Williams is inspired by the quote, ‘The secret of success in life is to be ready for opportunity when it comes.’ She encourages all women to pursue the educational, certification, and career goals they wish to follow. Williams believes that knowledge is the key to being ready when an opportunity presents itself.
Throughout her career, Williams has built experience in the corporate world as well as municipal government. She enjoys how the aviation industry functions within the confines of government but also operates as a business.
“My overall impact is using the work ethic and dedication that I bring to positions to change erroneous perceptions and help open doors for other Black women for opportunities that we are not sometimes considered for,” said Williams. “It’s important to believe that anything is possible by coming up with a plan, executing it, and adjusting as necessary when life changes.”
Deputy Director of Aviation for Business Diversity and Accessibility Denise Bailey
Bailey leads the Department of Aviation's efforts related to its Disadvantaged Business Enterprise (DBE) and Airport Concessions DBE (ACDBE) program, Americans with Disabilities Act, and Title VI. Bailey holds a Bachelor of Science in Commerce and Engineering from Drexel University. Although she began working for the airports full-time in December 2022, she began her career as an engineering intern for the airport as an undergraduate student.
“For me, Women’s History Month means that many women took personal and professional risks that we all benefit from today,” said Bailey. “And that many of these risk-taking women are not only in the distant history but are making a difference today as well.”
From a young age, Bailey recalls being enamored with Harriet Tubman and made every diorama, essay, book report about Tubman.

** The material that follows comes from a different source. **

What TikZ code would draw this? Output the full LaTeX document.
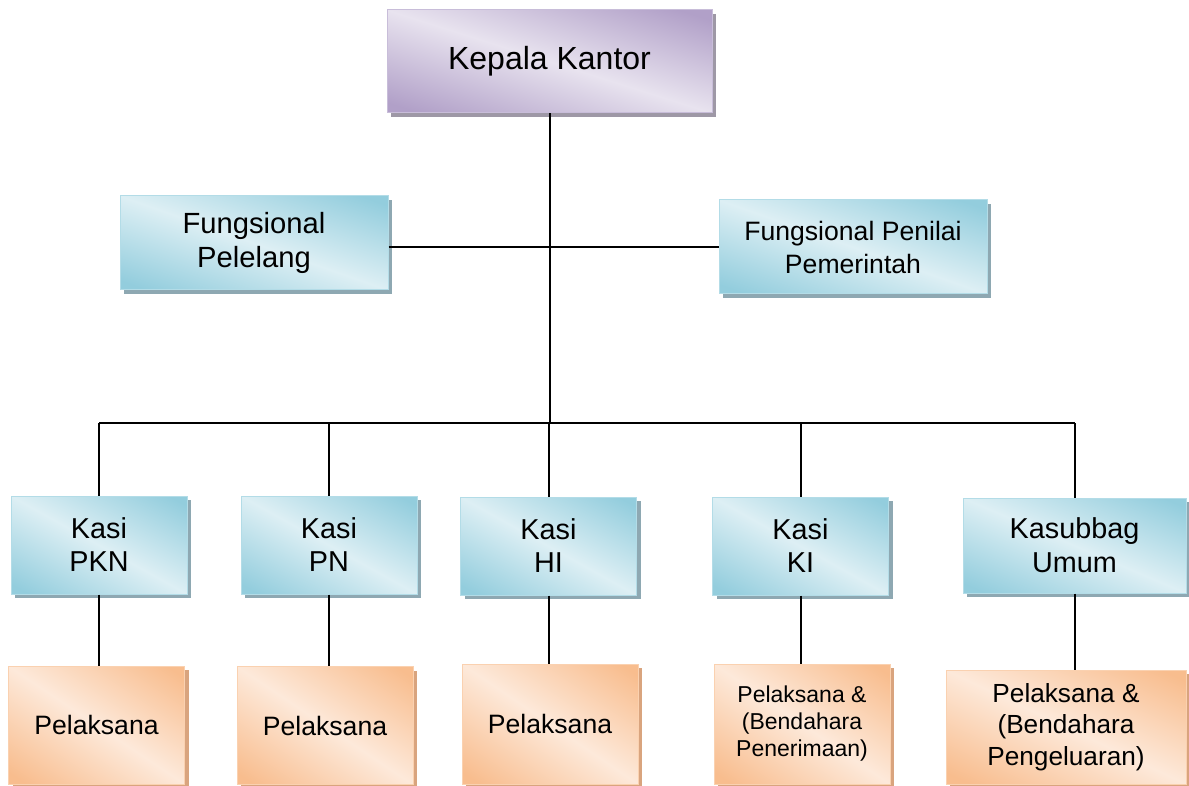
\documentclass[tikz,border=0pt]{standalone}
\usepackage{fontspec}
\setmainfont{Liberation Sans}
\usetikzlibrary{shadows}

\definecolor{kepaladark}{HTML}{B1A0C8}
\definecolor{kepalashadow}{HTML}{9E98A6}
\definecolor{kasidark}{HTML}{93CDDD}
\definecolor{kasishadow}{HTML}{8EA8B2}
\definecolor{pelakdark}{HTML}{F8BD8E}
\definecolor{pelakshadow}{HTML}{D9A47E}

% light band along the main diagonal, darker towards top-right and bottom-left
\pgfdeclarefunctionalshading{kepalashade}{\pgfpointorigin}{\pgfpoint{100bp}{100bp}}{}{
    add 100 sub abs 45 div dup 1 gt {pop 1} if
    dup -0.216 mul 0.910 add exch dup -0.263 mul 0.890 add exch -0.153 mul 0.937 add
}
\pgfdeclarefunctionalshading{kasishade}{\pgfpointorigin}{\pgfpoint{100bp}{100bp}}{}{
    add 100 sub abs 45 div dup 1 gt {pop 1} if
    dup -0.291 mul 0.867 add exch dup -0.133 mul 0.937 add exch -0.090 mul 0.957 add
}
\pgfdeclarefunctionalshading{pelakshade}{\pgfpointorigin}{\pgfpoint{100bp}{100bp}}{}{
    add 100 sub abs 45 div dup 1 gt {pop 1} if
    dup -0.019 mul 0.992 add exch dup -0.173 mul 0.914 add exch -0.298 mul 0.855 add
}

\tikzset{
    unit/.style={draw=#1dark!70!white, line width=0.5pt, shade, shading=#1shade,
        align=center, inner sep=0pt,
        drop shadow={shadow xshift=2pt, shadow yshift=-2pt, fill=#1shadow, opacity=1}},
    link/.style={-, line width=1pt},
}

\begin{document}
\begin{tikzpicture}[x=0.5pt, y=-0.5pt]
                \useasboundingbox (0,0) rectangle (1189,786);
                % top
                \node[unit=kepala, minimum width=162.5pt, minimum height=51.5pt,
                    font=\fontsize{16}{19}\selectfont] (kepala) at (549.5,61.5) {Kepala Kantor};
                \node[unit=kasi, minimum width=134pt, minimum height=47pt,
                    font=\fontsize{14.6}{17}\selectfont] (pelelang) at (254,243) {Fungsional\\Pelelang};
                \node[unit=kasi, minimum width=134pt, minimum height=47pt,
                    font=\fontsize{13.3}{16.5}\selectfont] (penilai) at (853,247) {Fungsional Penilai\\Pemerintah};
                % kasi
                \tikzset{kasi/.style={unit=kasi, minimum width=88pt, minimum height=49pt,
                    font=\fontsize{14.4}{16.5}\selectfont}}
                \node[kasi] (pkn) at (99,545) {Kasi\\PKN};
                \node[kasi] (pn) at (329,545) {Kasi\\PN};
                \node[kasi] (hi) at (548.5,546) {Kasi\\HI};
                \node[kasi] (ki) at (800.5,546) {Kasi\\KI};
                \node[kasi, minimum width=111.5pt, minimum height=47.5pt,
                    font=\fontsize{14.4}{17}\selectfont] (umum) at (1074.5,545.5) {Kasubbag\\Umum};
                % pelaksana
                \tikzset{pelak/.style={unit=pelak, minimum width=88pt, minimum height=59pt,
                    font=\fontsize{13.3}{16}\selectfont}}
                \node[pelak] (pel1) at (96.5,725) {Pelaksana};
                \node[pelak] (pel2) at (325,725.5) {Pelaksana};
                \node[pelak, minimum height=60pt] (pel3) at (550,724) {Pelaksana};
                \node[pelak, minimum height=60pt, font=\fontsize{11.5}{13.5}\selectfont]
                    (pel4) at (802,724) {Pelaksana \&\\(Bendahara\\Penerimaan)};
                \node[pelak, minimum width=120pt, minimum height=57pt,
                    font=\fontsize{13.1}{15.75}\selectfont]
                    (pel5) at (1066,727) {Pelaksana \&\\(Bendahara\\Pengeluaran)};
                % lines
                \coordinate (bus) at (549.5,423);
                \draw[link] (kepala.south) -- (kepala.south |- bus);
                \draw[link] (pelelang.east |- penilai.west) -- (penilai.west);
                \draw[link] (pkn.north |- bus) -- (umum.north |- bus);
                \foreach \k/\p in {pkn/pel1, pn/pel2, hi/pel3, ki/pel4, umum/pel5} {
                    \draw[link] (\k.north) -- (\k.north |- bus);
                    \draw[link] (\k.south) -- (\k.south |- \p.north);
                }
            \end{tikzpicture}
\end{document}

Bailey was inspired by Tubman for her strong, kind-hearted, socially driven qualities and how she used her leadership skills to help so many in real ways. “My other inspiration is my mother, who was raised in and still lives in rural America,” said Bailey. “She made her life's work raising my brother and me. She was strong and inciteful enough to leave me to the curb in West Philadelphia when I first started Drexel to make something of myself personally and professionally.”

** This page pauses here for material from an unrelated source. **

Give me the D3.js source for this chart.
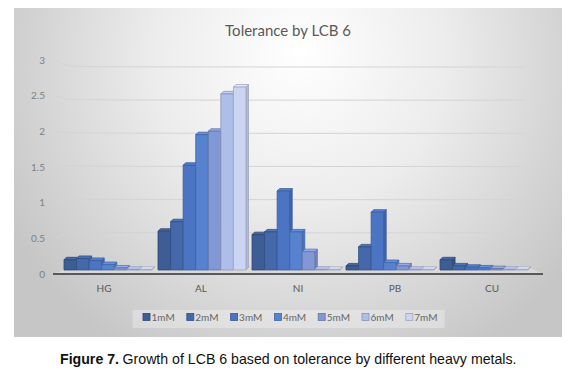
<!DOCTYPE html>
<html><head><meta charset="utf-8">
<script src="https://cdn.jsdelivr.net/npm/d3@7"></script>
<style>html,body{margin:0;padding:0;background:#fff;}svg{display:block;}</style>
</head><body>
<script>
// ---- data ----
const categories = ["HG", "AL", "NI", "PB", "CU"];
const seriesNames = ["1mM", "2mM", "3mM", "4mM", "5mM", "6mM", "7mM"];
const hg = [0.15, 0.17, 0.14, 0.08, 0.03, 0.01, 0.01];
const al = [0.57, 0.71, 1.54, 1.99, 2.04, 2.59, 2.69];
const ni = [0.52, 0.56, 1.16, 0.56, 0.27, 0.01, 0.01];
const pb = [0.06, 0.34, 0.85, 0.11, 0.06, 0.01, 0.01];
const cu = [0.15, 0.06, 0.04, 0.03, 0.02, 0.01, 0.01];
const yTicks = [0, 0.5, 1, 1.5, 2, 2.5, 3];
const yTickLabels = ["0", "0.5", "1", "1.5", "2", "2.5", "3"];
const titleText = "Tolerance by LCB 6";
const captionBold = "Figure 7.";
const captionText = "Growth of LCB 6 based on tolerance by different heavy metals.";

const values = [hg, al, ni, pb, cu];
const colors = ["#3d5d95", "#4468aa", "#4b75c3", "#5682cf", "#8298d6", "#afbde9", "#cbd5f2"];

const W = 579, H = 382;
const svg = d3.select("body").append("svg").attr("width", W).attr("height", H);
const defs = svg.append("defs");
const rg = defs.append("radialGradient").attr("id", "bg")
  .attr("gradientUnits", "userSpaceOnUse").attr("cx", 300).attr("cy", 70).attr("r", 330)
  .attr("fx", 300).attr("fy", 50);
rg.append("stop").attr("offset", "0").attr("stop-color", "#ffffff");
rg.append("stop").attr("offset", "0.45").attr("stop-color", "#ececec");
rg.append("stop").attr("offset", "1").attr("stop-color", "#c6c6c6");

// panel
svg.append("rect").attr("x", 14).attr("y", 8).attr("width", 548).attr("height", 329).attr("fill", "url(#bg)");

// scales
const yLabel = d3.scaleLinear().domain([0, 3]).range([274, 60]);
const yGrid = d3.scaleLinear().domain([0, 3]).range([266, 67]);
const yBar = d3.scaleLinear().domain([0, 3]).range([270, 66]);
const xLabel = d3.scaleBand().domain(categories).range([55.5, 540.5]);
const xGroup = d3.scaleBand().domain(categories).range([61, 531]).paddingInner(0.064).paddingOuter(0.032);
const xSeries = d3.scaleBand().domain(seriesNames).range([0, xGroup.bandwidth()]);

const wallL = 74, wallR = 526;

// floor
svg.append("path")
  .attr("d", `M53,${yBar(0) + 4} L543,${yBar(0) + 4} L${wallR},${yGrid(0)} L${wallL},${yGrid(0)} Z`)
  .attr("fill", "#d9d9d9");

// gridlines
const line = d3.line().curve(d3.curveBasis);
svg.append("g").selectAll("path").data(yTicks.filter(d => d > 0)).join("path")
  .attr("d", d => line([[56, yLabel(d)], [66, yGrid(d) - 1], [wallL, yGrid(d)], [wallR, yGrid(d)]]))
  .attr("fill", "none").attr("stroke", "#d4d4d4").attr("stroke-width", 1);

// y labels
svg.append("g").selectAll("text").data(yTicks).join("text")
  .attr("x", 45).attr("y", d => yLabel(d) + 3.5)
  .attr("text-anchor", "end").attr("font-family", "Lato, sans-serif").attr("font-size", 10)
  .attr("fill", "#808080").text((d, i) => yTickLabels[i]);

// bars (3D)
const dx = 2.5, dy = 2.5;
const barsG = svg.append("g");
categories.forEach((c, ci) => {
  seriesNames.forEach((s, si) => {
    const v = values[ci][si];
    const x = xGroup(c) + xSeries(s), w = xSeries.bandwidth();
    const y0 = yBar(0), y1 = yBar(v);
    const col = d3.color(colors[si]);
    const stroke = d3.color(colors[si]).darker(0.7).formatHex();
    const g = barsG.append("g").attr("stroke", stroke).attr("stroke-width", 0.8).attr("stroke-linejoin", "round");
    g.append("path").attr("d", `M${x + w},${y1} L${x + w + dx},${y1 - dy} L${x + w + dx},${y0 - dy} L${x + w},${y0} Z`)
      .attr("fill", col.darker(0.35).formatHex());
    g.append("path").attr("d", `M${x},${y1} L${x + dx},${y1 - dy} L${x + w + dx},${y1 - dy} L${x + w},${y1} Z`)
      .attr("fill", col.brighter(0.3).formatHex());
    g.append("rect").attr("x", x).attr("y", y1).attr("width", w).attr("height", y0 - y1)
      .attr("fill", colors[si]);
  });
});

// baseline
svg.append("line").attr("x1", 53).attr("x2", 543).attr("y1", yBar(0) + 4).attr("y2", yBar(0) + 4)
  .attr("stroke", "#595959").attr("stroke-width", 2);

// category labels
svg.append("g").selectAll("text").data(categories).join("text")
  .attr("x", d => xLabel(d) + xLabel.bandwidth() / 2).attr("y", 292)
  .attr("text-anchor", "middle").attr("font-family", "Lato, sans-serif").attr("font-size", 10)
  .attr("fill", "#595959").text(d => d);

// title
svg.append("text").attr("x", 288).attr("y", 36).attr("text-anchor", "middle")
  .attr("font-family", "Lato, sans-serif").attr("font-size", 15).attr("fill", "#595959").text(titleText);

// legend
svg.append("rect").attr("x", 132.5).attr("y", 310).attr("width", 312).attr("height", 18)
  .attr("fill", "#ffffff").attr("fill-opacity", 0.3);
const lg = svg.append("g").selectAll("g").data(seriesNames).join("g")
  .attr("transform", (d, i) => `translate(${143 + i * 43.8},0)`);
lg.append("rect").attr("x", 0).attr("y", 313.5).attr("width", 7).attr("height", 7)
  .attr("fill", (d, i) => colors[i]).attr("stroke", (d, i) => d3.color(colors[i]).darker(0.7).formatHex()).attr("stroke-width", 0.8);
lg.append("text").attr("x", 8.5).attr("y", 320.5).attr("font-family", "Lato, sans-serif").attr("font-size", 10)
  .attr("fill", "#666666").text(d => d);

// caption: two text pieces, sized to span the reference width
const capFont = "'Liberation Sans Narrow', 'Liberation Sans', sans-serif";
const capX = 60, capW = 457, capY = 364;
const capB = svg.append("text").attr("x", capX).attr("y", capY).attr("font-family", capFont)
  .attr("font-size", 16).attr("font-weight", "bold").attr("fill", "#111").text(captionBold);
const capN = svg.append("text").attr("y", capY).attr("font-family", capFont)
  .attr("font-size", 16).attr("fill", "#111").text(captionText);
const gap = 4;
const natural = capB.node().getComputedTextLength() + capN.node().getComputedTextLength() + gap;
const fs = Math.min(17, 16 * capW / natural);
capB.attr("font-size", fs);
capN.attr("font-size", fs);
const bw = capB.node().getComputedTextLength();
capN.attr("x", capX + bw + gap * fs / 16);
</script>
</body></html>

Within engineering, Bailey believes women’s voices are important when it comes to issues of form and functionality. She also believes the world needs more of the organizational and people-based business savvy skills that women contribute to. “Also, as the mother of two adult boys, it is important for them to continue to see women representing all fields of expertise at all levels,” said Bailey.
Bailey recalls a challenge she overcame when she was at the airport as a 19-year-old intern. “The airport was ahead of the curve on diverse hiring even in the 80s,” said Bailey. “During my intern work doing construction inspection on the roof of Terminal B, I was challenged by a contractor on my abilities because I was a female. Joe Camaro, my direct supervisor, didn't come to my rescue as much as he accompanied back up on the roof to stick to the engineering script, engage with strength, and learn to be in charge of what I say and do, no matter how anyone else acts. It felt great that day, and I am indebted to Joe for teaching me that lesson.”
Bailey hopes women can see that if a woman like her from a low-income farming community can find joy and success they too can succeed. “I've had the honor, thrill, and challenges of working in engineering, managing a small minority firm, and now at my position at the airport,” said Bailey. “I hope that they see that all the struggles are worth it and that it is the successes that you remember the most - even the little ones.”